The iSCSI storage system is usually referred to as a target and is accessed by other systems across the network via iSCSI initiators; these can be either software initiators embedded within the host operating system or hardware initiators in the form of host bus adapters (HBA’s). The benefit of using hardware initiators is their ability of some HBA’s to offload the TCP/IP activity on to the card thus reducing the overhead on the host CPU. These HBA’s can also be referred to as TCP Offload Engines or “TOE cards”.
Benefits of iSCSI
iSCSI deployments are typically within tier 2 and tier 3 data centres in large organisations, in the core of data centres for small/medium enterprises and also in remote offices. iSCSI has grown quickly and is usually chosen for environments that Fibre Channel has had difficulty penetrating due to cost, complexity, functionality or support issues.
The application sweet spot has been storage consolidation and virtualisation for business critical Windows environments. Its popularity has not only been driven by the fact you can deploy robust affordable SAN solutions on x86 server platforms, but also because even entry level iSCSI disk arrays usually include sophisticated data management capabilities such as point in time copy, remote copy, thin provisioning and asynchronous mirroring. It is these features that allow organisations to significantly improve storage provisioning, back up and disaster recovery whilst reducing infrastructure and management costs. Besides product features, other benefits include ease of management, unlike Fibre Channel, which needs dedicated support, iSCSI being IP based means current server and applications administrators usually have no problems configuring and maintaining and iSCSI based SAN.

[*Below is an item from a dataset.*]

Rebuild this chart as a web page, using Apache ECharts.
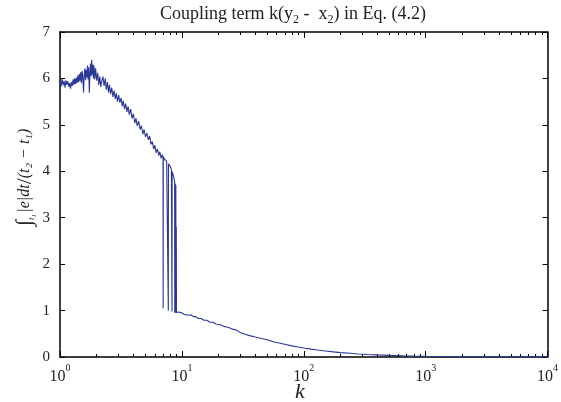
<!DOCTYPE html>
<html>
<head>
<meta charset="utf-8">
<script src="https://cdn.jsdelivr.net/npm/echarts@6/dist/echarts.min.js"></script>
<style>
  html, body { margin: 0; padding: 0; background: #fff; }
  #chart { width: 561px; height: 402px; }
</style>
</head>
<body>
<div id="chart"></div>
<script>
// coupling gain k
const kValues = [
  1.00, 1.02, 1.04, 1.06, 1.08, 1.10, 1.12, 1.14, 1.16, 1.18, 1.20, 1.22, 1.24, 1.26, 1.28, 1.30,
  1.32, 1.34, 1.36, 1.38, 1.40, 1.42, 1.44, 1.46, 1.48, 1.50, 1.52, 1.54, 1.56, 1.58, 1.60, 1.62,
  1.64, 1.66, 1.68, 1.70, 1.72, 1.74, 1.76, 1.78, 1.80, 1.82, 1.84, 1.86, 1.88, 1.90, 1.93, 1.96,
  2.00, 2.04, 2.08, 2.12, 2.16, 2.20,
  2.25, 2.30, 2.35, 2.40, 2.45, 2.50, 2.55, 2.60, 2.66, 2.72, 2.78, 2.84, 2.90, 2.96, 3.03, 3.10,
  3.17, 3.24, 3.31, 3.38, 3.46, 3.54, 3.62, 3.70, 3.80, 3.90, 4.00, 4.10, 4.20, 4.30, 4.42, 4.54,
  4.66, 4.78, 4.90, 5.03, 5.16, 5.30, 5.44, 5.58, 5.72, 5.86, 6.00, 6.15, 6.30, 6.45, 6.60, 6.75,
  6.90, 7.00,
  7.02, 7.04, 7.20, 7.35, 7.50, 7.65, 7.72, 7.74, 7.76, 7.90, 8.05, 8.20, 8.28, 8.30, 8.32, 8.45,
  8.60, 8.72, 8.74, 8.76, 8.80, 8.82, 8.84, 8.88, 8.92, 8.96, 9.00, 9.03, 9.10, 9.20,
  9.4, 9.7, 10.0, 10.4, 10.8, 11.3, 11.8, 12.4, 13.0, 13.7, 14.4, 15.2, 16.0, 17.0, 18.0, 19.0,
  20.5, 22, 24, 26, 28, 30, 33, 36, 40, 45, 50, 56, 63, 71, 80, 90,
  100, 115, 130, 150, 175, 200, 240, 280, 330, 400, 500, 650, 800, 1000, 1300, 1700,
  2200, 3000, 5000, 10000
];
// time-averaged |e|
const meanError = [
  5.92, 5.82, 6.00, 5.85, 5.95, 5.80, 5.96, 5.86, 5.94, 5.82, 5.90, 5.78, 5.92, 5.84, 5.98, 5.86,
  6.00, 5.88, 6.02, 5.90, 6.06, 5.92, 6.10, 5.94, 6.14, 5.90, 6.16, 6.02, 5.70, 6.08, 6.22, 5.96,
  6.18, 6.02, 6.28, 5.98, 6.24, 5.69, 6.10, 6.32, 6.05, 6.40, 6.08, 6.30, 6.00, 6.28, 5.98, 6.22,
  5.95, 6.12, 5.86, 6.04, 5.82, 5.94,
  6.04, 5.84, 6.00, 5.76, 5.92, 5.70, 5.86, 5.66, 5.80, 5.60, 5.74, 5.56, 5.68, 5.50, 5.64, 5.48,
  5.58, 5.40, 5.52, 5.34, 5.46, 5.28, 5.40, 5.22, 5.34, 5.14, 5.24, 5.04, 5.14, 4.98, 5.08, 4.90,
  4.98, 4.80, 4.90, 4.74, 4.82, 4.68, 4.76, 4.58, 4.64, 4.48, 4.56, 4.40, 4.48, 4.34, 4.42, 4.28,
  4.36, 4.30,
  1.05, 4.32, 4.26, 4.28, 4.22, 4.24, 4.18, 1.00, 4.16, 4.12, 4.10, 4.04, 4.02, 0.98, 4.00, 3.94,
  3.86, 3.78, 0.96, 3.75, 2.80, 0.95, 3.72, 1.00, 3.70, 0.97, 2.80, 0.96, 0.98, 0.95,
  0.97, 0.94, 0.95, 0.92, 0.93, 0.90, 0.91, 0.87, 0.87, 0.83, 0.83, 0.79, 0.79, 0.75, 0.75, 0.71,
  0.70, 0.66, 0.64, 0.60, 0.58, 0.53, 0.49, 0.46, 0.43, 0.40, 0.37, 0.33, 0.30, 0.27, 0.24, 0.215,
  0.195, 0.17, 0.15, 0.13, 0.11, 0.095, 0.08, 0.065, 0.055, 0.045, 0.035, 0.026, 0.02, 0.016, 0.012, 0.009,
  0.007, 0.005, 0.003, 0.002
];
const majorTicks = [1, 10, 100, 1000, 10000];
const minorTicks = [
  2, 3, 4, 5, 6, 7, 8, 9,
  20, 30, 40, 50, 60, 70, 80, 90,
  200, 300, 400, 500, 600, 700, 800, 900,
  2000, 3000, 4000, 5000, 6000, 7000, 8000, 9000
];

const FONT = "Liberation Serif";
const INK = "#222";

const chart = echarts.init(document.getElementById("chart"));

function logLabel(v){
  const e = Math.round(Math.log10(v));
  return "{b|10}{s|" + e + "}";
}
const expRich = {
  b: { fontFamily: FONT, fontSize: 16, color: INK, verticalAlign: "bottom", lineHeight: 22 },
  s: { fontFamily: FONT, fontSize: 10, color: INK, verticalAlign: "top", lineHeight: 22 }
};

function xAx(pos, ticks, len, withLine, withLabel){
  return {
    type: "log", logBase: 10, min: 1, max: 10000, position: pos,
    axisLine: { show: withLine, onZero: false, lineStyle: { color: "#000", width: 1.5 } },
    axisTick: { show: true, inside: true, length: len, customValues: ticks, lineStyle: { color: "#000" } },
    axisLabel: withLabel ? {
      show: true, customValues: ticks, margin: 6,
      formatter: logLabel, rich: expRich
    } : { show: false },
    splitLine: { show: false },
    minorTick: { show: false }
  };
}
function yAx(pos, withLabel){
  return {
    type: "value", min: 0, max: 7, interval: 1, position: pos,
    axisLine: { show: true, onZero: false, lineStyle: { color: "#000", width: 1.5 } },
    axisTick: { show: true, inside: true, length: 5, lineStyle: { color: "#000" } },
    axisLabel: { show: withLabel, margin: 10, fontFamily: FONT, fontSize: 15, color: INK },
    splitLine: { show: false }
  };
}

chart.setOption({
  animation: false,
  grid: { left: 60, right: 8, top: 32, bottom: 45, containLabel: false },
  title: {
    text: "Coupling term k(y{sub|2} -  x{sub|2}) in Eq. (4.2)",
    left: 288, top: -3, textAlign: "center",
    textStyle: {
      fontFamily: FONT, fontSize: 18, fontWeight: "normal", color: INK,
      rich: {
        sub: { fontFamily: FONT, fontSize: 12, color: INK, verticalAlign: "bottom", lineHeight: 24 }
      }
    }
  },
  xAxis: [
    xAx("bottom", majorTicks, 6, true, true),
    xAx("bottom", minorTicks, 3, false, false),
    xAx("top", majorTicks, 6, true, false),
    xAx("top", minorTicks, 3, false, false)
  ],
  yAxis: [yAx("left", true), yAx("right", false)],
  graphic: [
    {
      type: "text", left: 295, top: 381,
      style: { text: "k", fontFamily: FONT, fontStyle: "italic", fontSize: 22, fill: INK }
    },
    {
      type: "text", x: 14, y: 226, rotation: Math.PI / 2,
      style: {
        text: "{int|∫}{lim|t₁}{sp| }{it||e|dt}{sl|/}{it|(t₂ − t₁)}",
        fill: INK,
        rich: {
          int: { fontFamily: FONT, fontSize: 22, fill: INK },
          lim: { fontFamily: FONT, fontStyle: "italic", fontSize: 9, fill: INK, verticalAlign: "bottom" },
          sp: { fontSize: 6 },
          it: { fontFamily: FONT, fontStyle: "italic", fontSize: 16, fill: INK },
          sl: { fontFamily: FONT, fontSize: 22, fill: INK }
        }
      }
    }
  ],
  series: [{
    type: "line",
    xAxisIndex: 0, yAxisIndex: 0,
    showSymbol: false,
    lineStyle: { color: "#2b3896", width: 1.1 },
    data: kValues.map((k, i) => [k, meanError[i]])
  }]
});
</script>
</body>
</html>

iSCSI has a bright future ahead of it and it will continue to grow and take share from the entry level Fibre Channel market. Current providing acceptable performance on 1GbE, iSCSI will really show its true performance benefits once 10GbE is adopted as standard within data centre and server environments that utilise multi core CPU’s to deliver bandwidth hungry applications such as virtualisation and video streaming.